The **Frobenius norm** of a matrix is the square root of the sum of the squares of its elements; it provides a rough measure of the “size” of the matrix.

Wikipedia gives three ways of expressing the Frobenius norm of a matrix whose elements are real numbers:

\|A\|_{\mathrm{F}}\equiv \sqrt{\sum_{i=1}^{m} \sum_{j=1}^{n}\left|a_{i j}\right|^{2}}=\sqrt{\operatorname{trace}\left(A^{T} A\right)}=\sqrt{\sum_{i=1}^{\min \{m, n\}} \sigma_{i}^{2}(A)}

Here, the superscript ^{T} refers to the transpose matrix, and the singular values \sigma_{i}(A) are the square roots of the eigenvalues of the matrix A A^T

The third expression is the square root of the sum of the eigenvalues of A A^T; although mathematically interesting, it’s not the best way to compute the Frobenius norm.

Let’s demonstrate the equality of the 1st and 2nd expressions. Suppose A is an n\times m matrix, i.e. A has n rows and m columns.

Then

A^{T} A is an m\times m matrix whose diagonal elements are

A_{j} \cdot A_{j}, where j runs from 1 to m, and

A_{j} \equiv (a_{1j}, ..., a_{nj}) is the jth column of A.

The diagonal elements of A^{T} A are evidently the set of dot products of each column of A with itself.

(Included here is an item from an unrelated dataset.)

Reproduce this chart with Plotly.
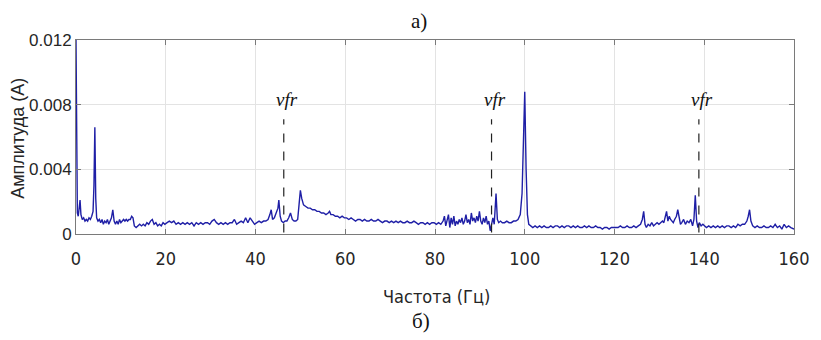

\operatorname{trace}\left(A^{T} A\right) is defined as the sum of the diagonal elements of A^{T} A,

which is just the sum of the squares of all the elements of A.

QED

It’s interesting to note that the *order* of the terms in the product of the matrix with its transpose doesn’t matter, giving rise to an alternate form for the Frobenius norm:

\operatorname{trace}\left(A^{T} A\right) = \operatorname{trace}\left(A A^{T} \right);

\operatorname{trace}\left( A^{T}A \right) is the sum of the m dot products of the n\times1 column vectors of A with themselves, while \operatorname{trace}\left(A A^{T} \right) is the sum of the n dot products of the m\times1 row vectors of A with themselves. The expressions are equivalent because each reduces to the sum of the squares of the elements of the matrix A. Their computational complexity is O(mn), which is lower than that of the singular value decomposition required to compute \sigma.